With the book as a machine component, things really begin to get interesting.  Hide as I may try, this essay says a lot about me.  The word choice and syntax are mine, the allusions part of my mental framework.  Words and ideas don't have to be original to say something about the person who uses them.  For example, the fact that I prefer the work of Borges to that of Faulkner, though Faulkner is arguably the superior writer, says something about me, even though I couldn't hope to write a line like Borges; we are, after all, our tastes as well as our expression.  The works of Marshall McLuhan and Ted Nelson are as much a part of me as extraordinary tales of growing up in Fort Lee, N.J.  Computers can take this essay and convert it into a proxy for me through various analyses.  In other words, "The Processed Book" is the raw material that can result in a computer agent. 

What would an agent do?  Just about anything.  I would like a well-crafted agent that would regularly poll the Internet for things of interest and that would also filter out a number of related things.  For example, I am interested in copyright issues on the Internet (as this essay reveals), but hardly want to read all the manifestoes of the information-wants-to-be-free crowd: perhaps an agent can find information on copyright and weed out the histrionics.  An agent could also be used to find things that I don't even know I care about by identifying themes in my writing (e.g., submerged metaphors) and matching them to related themes found on servers anywhere. 

Computer agents are not new.  What is new is the increasing sophistication with which they are being built and their purposes.  All Internet users are familiar with the kind of profiling that ecommerce sites habitually engage in, profiling that says something about the kind of merchandise to offer particular users.  Most of these agents are put together, however, in fairly clumsy ways.  So, for example, the all-important Zip Code is likely to say something about one's household income and education level and many other things besides.  But we all know how imperfect Zip Code analysis is.  On my street we have university faculty, Silicon Valley executives, and (apparently) a couple New Age households made up of students and former students.  And let's not forget the transplanted retirees (this is a beach town).  But what, someone is bound to ask, does that say about me?  By taking a statistical abstract of a person's writings, these profiles can become more intimate, and their uses can become more interesting than determining which digital camera I am likely to buy. 

One intriguing application of the use of personal content is to create spam filters.  Paul Graham (see http://www.paulgraham.com/spam.html) has written a white paper on the use of Bayesian statistics to develop highly accurate filters to catch unwanted unsolicited e-mail.  This works by breaking a user's incoming e-mail into spam and not-spam (the user determines which is which).  Then a statistical abstract is taken from both groups and all further incoming e-mail is measured against these abstracts.  An additional feature is that the filter becomes better the more you use it, as you continue to build a larger database, which makes the statistical measures increasingly accurate.  It is not hard to imagine similar processes to be applied to the content of "The Processed Book." 

Were this essay to become a machine component, its task would be to serve as my virtual representative—it would become, in other words, the soul of the machine.  Such a machine would incorporate human culture (mine) into its processes and thus become more human-like in the tasks it can take on.  And why stop with this essay?  We could add all the e-mail I write (and give it a high ranking), all the Web pages I view (and give them a lower ranking, because reading is not as close to the bone as writing), and anything that is my personal expression.  This is the ultimate goal of the processed book: to inform a generation of robots, not to make the world more machine-like but to make machines more human. 

It should be clear by now how "The Processed Book" would serve as a network node.  All the other four aspects of processing would apply here: the portal, self-referencing text, platform, and machine component.  Each of these aspects contribute to the network.  Commentary would sit somewhere between the portal and platform aspects, depending on which text is doing the pointing and which is being pointed to.  "The Processed Book," in other words, like any written document, develops a community around it.  The relative size of that network depends on the importance of any particular book—a small network for this essay, an enormous one for Ted Nelson's Literary Machines.

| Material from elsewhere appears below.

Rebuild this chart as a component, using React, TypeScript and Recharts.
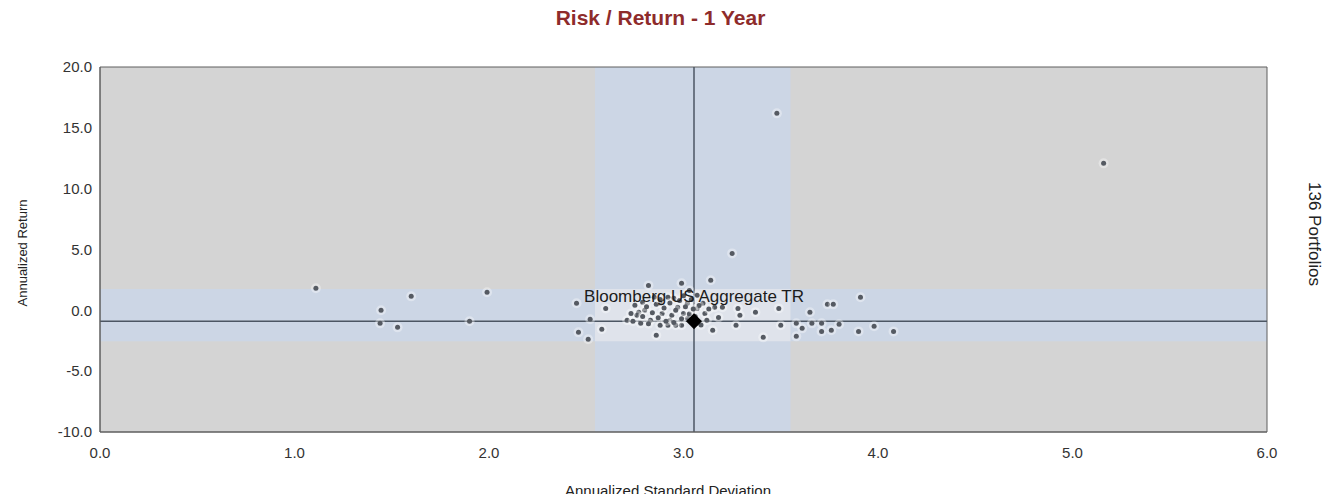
import React from 'react'
import {
  ScatterChart, Scatter, XAxis, YAxis, ReferenceArea, ReferenceLine,
} from 'recharts'

// portfolio points: annualized std dev (x) and annualized return (y)
const portfolioRisk = [
  1.11, 1.445, 1.44, 1.53, 1.60, 1.90, 1.99, 3.48, 5.16, 3.25,
  4.08, 3.98, 3.91, 3.74, 3.77, 3.90, 3.80, 3.76, 3.71, 3.71,
  3.66, 3.65, 3.61, 3.58, 3.58, 3.50, 3.49, 3.41, 3.37, 3.29,
  3.28, 3.27, 3.20, 3.15, 3.14, 3.18, 3.16, 3.11, 3.10, 3.07,
  3.07, 3.12, 3.07, 3.03, 3.02, 3.02, 3.00, 2.99, 2.99, 2.97,
  2.96, 2.95, 2.93, 2.92, 2.92, 2.89, 2.88, 2.88, 2.86, 2.85,
  2.83, 2.82, 2.80, 2.79, 2.78, 2.77, 2.76, 2.75, 2.73, 2.71,
  2.60, 2.58, 2.52, 2.51, 2.46, 2.45,
  2.74, 2.79, 2.81, 2.84, 2.86, 2.87, 2.90, 2.91, 2.93, 2.94,
  2.96, 2.98, 2.99, 3.01, 3.03, 3.04, 3.06, 3.08, 3.09, 3.13,
  2.82, 2.95, 3.05, 2.88, 3.00,
]
const portfolioReturn = [
  1.81, 0.0, -1.07, -1.40, 1.15, -0.90, 1.48, 16.19, 12.08, 4.68,
  -1.73, -1.31, 1.07, 0.49, 0.49, -1.73, -1.15, -1.64, -1.73, -1.07,
  -1.07, -0.16, -1.48, -1.07, -2.14, -1.23, 0.16, -2.22, -0.16, -0.41,
  0.16, -1.23, 0.25, -1.64, 2.47, -0.58, 0.25, -0.25, 0.58, 0.16,
  1.23, -0.82, -1.07, 1.64, 0.58, -0.66, -0.25, -1.23, 2.22, 0.25,
  -1.23, 0.99, -0.82, 1.07, -1.23, -0.25, 0.58, -1.23, -2.05, 1.07,
  -0.82, 2.05, 0.0, 0.66, -1.07, -0.16, -0.41, 0.41, -0.25, -0.82,
  0.16, -1.56, -0.74, -2.38, -1.81, 0.58,
  -0.9, -0.5, 0.3, -0.2, 0.5, -0.6, 0.2, -0.9, 0.6, -0.4,
  0.0, 0.8, -0.7, 0.3, -0.3, 0.9, -0.5, 0.4, -1.2, 0.1,
  -1.1, -1.0, 0.1, 0.9, 1.2,
]

const benchmarkName = 'Bloomberg US Aggregate TR'
const benchmarkRisk = 3.054
const benchmarkReturn = -0.9

// shaded bands around the benchmark
const riskBand = [2.545, 3.55]
const returnBand = [-2.55, 1.75]

const xTicks = [0, 1, 2, 3, 4, 5, 6]
const yTicks = [-10, -5, 0, 5, 10, 15, 20]

const portfolios = portfolioRisk.map((r, i) => ({ risk: r, ret: portfolioReturn[i] }))
const benchmark = [{ risk: benchmarkRisk, ret: benchmarkReturn, name: benchmarkName }]

const font = '"Liberation Sans", Arial, sans-serif'

// no scrollbars, so the full window is available
if (typeof document !== 'undefined') document.documentElement.style.overflow = 'hidden'

const Dot = (props: any) => {
  const { cx, cy } = props
  return (
    <g>
      <circle cx={cx} cy={cy} r={5} fill="#ffffff" fillOpacity={0.35} />
      <circle cx={cx} cy={cy} r={2.5} fill="#555a62" />
    </g>
  )
}

const Diamond = (props: any) => {
  const { cx, cy, payload } = props
  const s = 8
  return (
    <g>
      <text x={cx} y={cy - 19} textAnchor="middle" fontSize={17} fill="#1c1c1c" fontFamily={font}>
        {payload.name}
      </text>
      <path d={`M${cx},${cy - s}L${cx + s},${cy}L${cx},${cy + s}L${cx - s},${cy}Z`} fill="#000" />
    </g>
  )
}

export default function App() {
  return (
    <div style={{ position: 'relative', width: 1321, height: 486, fontFamily: font }}>
      <div style={{
        position: 'absolute', left: 0, top: 0, width: 1305, textAlign: 'center',
        fontSize: 21, lineHeight: '20px', fontWeight: 'bold', color: '#8e2b2b',
      }}>
        Risk / Return - 1 Year
      </div>
      <ScatterChart
        width={1321}
        height={486}
        margin={{ top: 59, right: 62, bottom: 12, left: 8 }}
      >
        <XAxis
          type="number"
          dataKey="risk"
          domain={[0, 6]}
          ticks={xTicks}
          tickFormatter={(v: number) => v.toFixed(1)}
          tickLine={false}
          tickSize={6}
          tickMargin={9}
          height={50}
          axisLine={{ stroke: '#5e5e5e' }}
          tick={{ fontSize: 15, fill: '#333', fontFamily: font }}
          allowDataOverflow
        />
        <YAxis
          type="number"
          dataKey="ret"
          domain={[-10, 20]}
          ticks={yTicks}
          tickFormatter={(v: number) => v.toFixed(1)}
          tickLine={false}
          width={84}
          axisLine={{ stroke: '#5e5e5e' }}
          tick={{ fontSize: 15, fill: '#333', fontFamily: font }}
          allowDataOverflow
        />
        <ReferenceArea x1={0} x2={6} y1={-10} y2={20} fill="#d4d4d4" fillOpacity={1} stroke="none" />
        <ReferenceArea x1={riskBand[0]} x2={riskBand[1]} y1={-10} y2={20} fill="#ccd6e5" fillOpacity={1} stroke="none" />
        <ReferenceArea x1={0} x2={6} y1={returnBand[0]} y2={returnBand[1]} fill="#ccd6e5" fillOpacity={1} stroke="none" />
        <ReferenceArea x1={riskBand[0]} x2={riskBand[1]} y1={returnBand[0]} y2={returnBand[1]} fill="#dfe3eb" fillOpacity={1} stroke="none" />
        <ReferenceArea x1={0} x2={6} y1={-10} y2={20} fill="none" stroke="#5e5e5e" strokeWidth={1} />
        <ReferenceLine x={benchmarkRisk} stroke="#4c5663" strokeWidth={1.5} />
        <ReferenceLine y={benchmarkReturn} stroke="#4c5663" strokeWidth={1.5} />
        <Scatter data={portfolios} shape={Dot} isAnimationActive={false} />
        <Scatter data={benchmark} shape={Diamond} isAnimationActive={false} />
      </ScatterChart>
      <div style={{
        position: 'absolute', left: 14, top: 245, transform: 'translate(-50%, -50%) rotate(-90deg)',
        whiteSpace: 'nowrap', fontSize: 13, color: '#222',
      }}>
        Annualized Return
      </div>
      <div style={{
        position: 'absolute', left: 0, top: 475, width: 1320, textAlign: 'center',
        fontSize: 15, lineHeight: '16px', color: '#222',
      }}>
        Annualized Standard Deviation
      </div>
      <div style={{
        position: 'absolute', left: 1306, top: 226, transform: 'translate(-50%, -50%) rotate(90deg)',
        whiteSpace: 'nowrap', fontSize: 17, color: '#222',
      }}>
        136 Portfolios
      </div>
    </div>
  )
}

It is noteworthy that such a network has in fact not sprung up around Literary Machines, despite that work's enormous importance, almost certainly as a result of the author's eccentric decision to self-publish, denying Literary Machines of the marketing clout of even a modestly-sized publisher. 

It is an interesting marketing exercise to consider how to build such a network for "The Processed Book."  Most obviously, the paper should be mounted on a Web server, where it will be indexed by search engines, which will in turn point users to it.  It can also be distributed in various pre-publication forms, some of which will inevitably end up on the Web as well (this is already happening).  It can be sent around to interested (and uninterested) parties as an e-mail attachment.  Links to it can be posted in newsgroups.  The way to market this book, or any book, in networked mode is to let the network do the work.  This means relaxing some common controls.  Digital Rights Management (DRM), for example, which can reduce or eliminate the copying of digital works, may be a good economic decision for Stephen King and John Grisham, but unknown authors—like that of "The Processed Book"—are better off allowing their work to be copied and sent around—and even in some cases to be changed somewhat.  Since a friend posted a draft of this essay on a Web site, which I noted in two newsgroups, I have been astounded by the number of responses I have received.  The network is working. 

Of course, not all network nodes are created equal.  (Imagine for a moment what a computer could do with that sentence.  Besides picking up the reference to "The Gettysburg Address," it would also note the earlier passage in this essay where the phrase "all men are created equal" appears and then back into "all men are scum," etc.  The poor machine!)  The book-as-network is a new phenomenon and we still don't know what the inherent rules for building out such networks are.  Does every node have the potential of building an ever-growing network, or do some nodes have the potential to diminish or even wipe out the network aspirations of other nodes, as the wake of a large ship will overwhelm that of a tiny rowboat?  We don't know the answer to this at this time, but my guess is that in a networked world, the big shall rule and that the diversity of voices that currently characterizes the Internet will increasingly become dominated by the roars of a handful of media empires, barring a regulatory regime.  The processed book of tomorrow will have to fight for attention just as much as yesterday's primal book.